• **Given problem**: Produce an exact copy of all the data below, dropping every image.

• **Data provided**:
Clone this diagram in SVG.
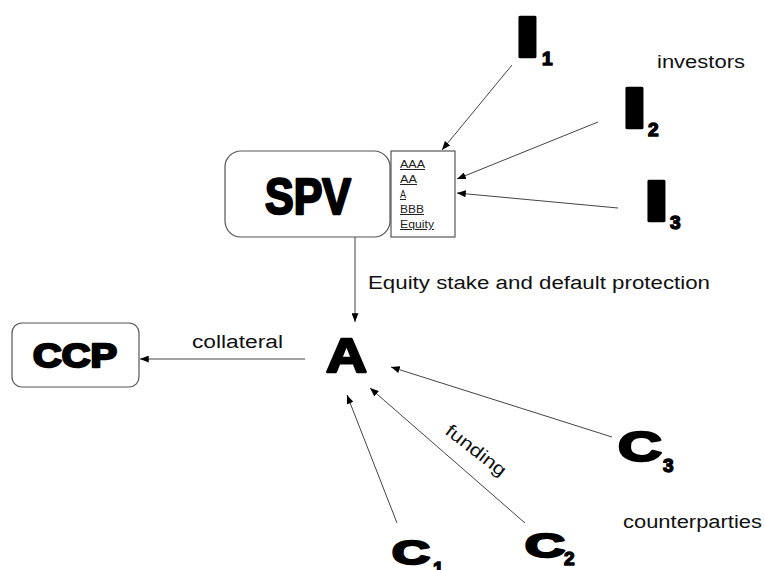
<svg xmlns="http://www.w3.org/2000/svg" width="765" height="570" viewBox="0 0 765 570">
<style>
.box{fill:#fff;stroke:#555;stroke-width:1.2}
.lbl{font-family:"Liberation Sans",Arial,sans-serif;font-size:18px;fill:#111}
.tr{font-family:"Liberation Sans",Arial,sans-serif;font-size:10px;fill:#222;text-decoration:underline}
.big{font-family:"Liberation Sans",Arial,sans-serif;font-weight:bold;fill:#000;stroke:#000;stroke-width:2.4;stroke-linejoin:round}
.sub{font-family:"Liberation Sans",Arial,sans-serif;font-weight:bold;font-size:19px;fill:#000;stroke:#000;stroke-width:1.4}
.edge{stroke:#444;stroke-width:1;fill:none;marker-end:url(#ah)}
</style>
<defs>
<marker id="ah" viewBox="0 0 10 8" refX="10" refY="4" markerWidth="9" markerHeight="7" markerUnits="userSpaceOnUse" orient="auto">
<path d="M0,0 L10,4 L0,8 z" fill="#000"/>
</marker>
</defs>
<rect width="765" height="570" fill="#fff"/>
<g id="connectors">
<line class="edge" x1="512" y1="65" x2="442" y2="150"/>
<line class="edge" x1="598" y1="122" x2="457" y2="179"/>
<line class="edge" x1="618" y1="208" x2="457" y2="193"/>
<line class="edge" x1="355" y1="237" x2="355" y2="322"/>
<line class="edge" x1="305" y1="359" x2="140" y2="359"/>
<line class="edge" x1="612" y1="437" x2="391" y2="367"/>
<line class="edge" x1="525" y1="523" x2="370" y2="388"/>
<line class="edge" x1="397" y1="523" x2="347" y2="395"/>
</g>
<g id="spv">
<rect class="box" x="225" y="151" width="165" height="86" rx="16"/>
<text class="big" x="265" y="214" font-size="50" textLength="86" lengthAdjust="spacingAndGlyphs">SPV</text>
</g>
<g id="tranches">
<rect class="box" x="391" y="151" width="64" height="86"/>
<text class="tr" x="400" y="168" textLength="25" lengthAdjust="spacingAndGlyphs">AAA</text>
<text class="tr" x="400" y="183" textLength="17" lengthAdjust="spacingAndGlyphs">AA</text>
<text class="tr" x="400" y="198" textLength="6" lengthAdjust="spacingAndGlyphs">A</text>
<text class="tr" x="400" y="213" textLength="24" lengthAdjust="spacingAndGlyphs">BBB</text>
<text class="tr" x="400" y="228" textLength="34" lengthAdjust="spacingAndGlyphs">Equity</text>
</g>
<g id="ccp">
<rect class="box" x="12" y="323" width="127" height="64" rx="10"/>
<text class="big" x="33" y="367" font-size="34" textLength="84" lengthAdjust="spacingAndGlyphs">CCP</text>
</g>
<g id="a">
<text class="big" x="326" y="372" font-size="48" textLength="41" lengthAdjust="spacingAndGlyphs">A</text>
</g>
<g id="i1">
<text class="big" font-size="57" transform="translate(514,57) scale(1.7,1)">I</text>
<text class="sub" x="542" y="65">1</text>
</g>
<g id="i2">
<text class="big" font-size="57" transform="translate(621,128) scale(1.7,1)">I</text>
<text class="sub" x="648" y="136">2</text>
</g>
<g id="i3">
<text class="big" font-size="57" transform="translate(643,221) scale(1.7,1)">I</text>
<text class="sub" x="670" y="229">3</text>
</g>
<g id="c1">
<text class="big" x="392" y="564" font-size="34" textLength="38" lengthAdjust="spacingAndGlyphs">C</text>
<text class="sub" x="433" y="575">1</text>
</g>
<g id="c2">
<text class="big" x="525" y="557" font-size="34" textLength="40" lengthAdjust="spacingAndGlyphs">C</text>
<text class="sub" x="564" y="565">2</text>
</g>
<g id="c3">
<text class="big" x="618" y="461" font-size="42" textLength="44" lengthAdjust="spacingAndGlyphs">C</text>
<text class="sub" x="663" y="472">3</text>
</g>
<g id="labels">
<text class="lbl" x="657" y="68" textLength="88" lengthAdjust="spacingAndGlyphs">investors</text>
<text class="lbl" x="623" y="528" textLength="139" lengthAdjust="spacingAndGlyphs">counterparties</text>
<text class="lbl" x="368" y="289" textLength="342" lengthAdjust="spacingAndGlyphs">Equity stake and default protection</text>
<text class="lbl" x="192" y="348" textLength="91" lengthAdjust="spacingAndGlyphs">collateral</text>
<text class="lbl" transform="translate(444,433) rotate(38)" textLength="72" lengthAdjust="spacingAndGlyphs">funding</text>
</g>
</svg>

• **Task response**:
Clone this diagram in SVG.
<svg xmlns="http://www.w3.org/2000/svg" width="765" height="570" viewBox="0 0 765 570">
<style>
.box{fill:#fff;stroke:#555;stroke-width:1.2}
.lbl{font-family:"Liberation Sans",Arial,sans-serif;font-size:18px;fill:#111}
.tr{font-family:"Liberation Sans",Arial,sans-serif;font-size:10px;fill:#222;text-decoration:underline}
.big{font-family:"Liberation Sans",Arial,sans-serif;font-weight:bold;fill:#000;stroke:#000;stroke-width:2.4;stroke-linejoin:round}
.sub{font-family:"Liberation Sans",Arial,sans-serif;font-weight:bold;font-size:19px;fill:#000;stroke:#000;stroke-width:1.4}
.edge{stroke:#444;stroke-width:1;fill:none;marker-end:url(#ah)}
</style>
<defs>
<marker id="ah" viewBox="0 0 10 8" refX="10" refY="4" markerWidth="9" markerHeight="7" markerUnits="userSpaceOnUse" orient="auto">
<path d="M0,0 L10,4 L0,8 z" fill="#000"/>
</marker>
</defs>
<rect width="765" height="570" fill="#fff"/>
<g id="connectors">
<line class="edge" x1="512" y1="65" x2="442" y2="150"/>
<line class="edge" x1="598" y1="122" x2="457" y2="179"/>
<line class="edge" x1="618" y1="208" x2="457" y2="193"/>
<line class="edge" x1="355" y1="237" x2="355" y2="322"/>
<line class="edge" x1="305" y1="359" x2="140" y2="359"/>
<line class="edge" x1="612" y1="437" x2="391" y2="367"/>
<line class="edge" x1="525" y1="523" x2="370" y2="388"/>
<line class="edge" x1="397" y1="523" x2="347" y2="395"/>
</g>
<g id="spv">
<rect class="box" x="225" y="151" width="165" height="86" rx="16"/>
<text class="big" x="265" y="214" font-size="50" textLength="86" lengthAdjust="spacingAndGlyphs">SPV</text>
</g>
<g id="tranches">
<rect class="box" x="391" y="151" width="64" height="86"/>
<text class="tr" x="400" y="168" textLength="25" lengthAdjust="spacingAndGlyphs">AAA</text>
<text class="tr" x="400" y="183" textLength="17" lengthAdjust="spacingAndGlyphs">AA</text>
<text class="tr" x="400" y="198" textLength="6" lengthAdjust="spacingAndGlyphs">A</text>
<text class="tr" x="400" y="213" textLength="24" lengthAdjust="spacingAndGlyphs">BBB</text>
<text class="tr" x="400" y="228" textLength="34" lengthAdjust="spacingAndGlyphs">Equity</text>
</g>
<g id="ccp">
<rect class="box" x="12" y="323" width="127" height="64" rx="10"/>
<text class="big" x="33" y="367" font-size="34" textLength="84" lengthAdjust="spacingAndGlyphs">CCP</text>
</g>
<g id="a">
<text class="big" x="326" y="372" font-size="48" textLength="41" lengthAdjust="spacingAndGlyphs">A</text>
</g>
<g id="i1">
<text class="big" font-size="57" transform="translate(514,57) scale(1.7,1)">I</text>
<text class="sub" x="542" y="65">1</text>
</g>
<g id="i2">
<text class="big" font-size="57" transform="translate(621,128) scale(1.7,1)">I</text>
<text class="sub" x="648" y="136">2</text>
</g>
<g id="i3">
<text class="big" font-size="57" transform="translate(643,221) scale(1.7,1)">I</text>
<text class="sub" x="670" y="229">3</text>
</g>
<g id="c1">
<text class="big" x="392" y="564" font-size="34" textLength="38" lengthAdjust="spacingAndGlyphs">C</text>
<text class="sub" x="433" y="575">1</text>
</g>
<g id="c2">
<text class="big" x="525" y="557" font-size="34" textLength="40" lengthAdjust="spacingAndGlyphs">C</text>
<text class="sub" x="564" y="565">2</text>
</g>
<g id="c3">
<text class="big" x="618" y="461" font-size="42" textLength="44" lengthAdjust="spacingAndGlyphs">C</text>
<text class="sub" x="663" y="472">3</text>
</g>
<g id="labels">
<text class="lbl" x="657" y="68" textLength="88" lengthAdjust="spacingAndGlyphs">investors</text>
<text class="lbl" x="623" y="528" textLength="139" lengthAdjust="spacingAndGlyphs">counterparties</text>
<text class="lbl" x="368" y="289" textLength="342" lengthAdjust="spacingAndGlyphs">Equity stake and default protection</text>
<text class="lbl" x="192" y="348" textLength="91" lengthAdjust="spacingAndGlyphs">collateral</text>
<text class="lbl" transform="translate(444,433) rotate(38)" textLength="72" lengthAdjust="spacingAndGlyphs">funding</text>
</g>
</svg>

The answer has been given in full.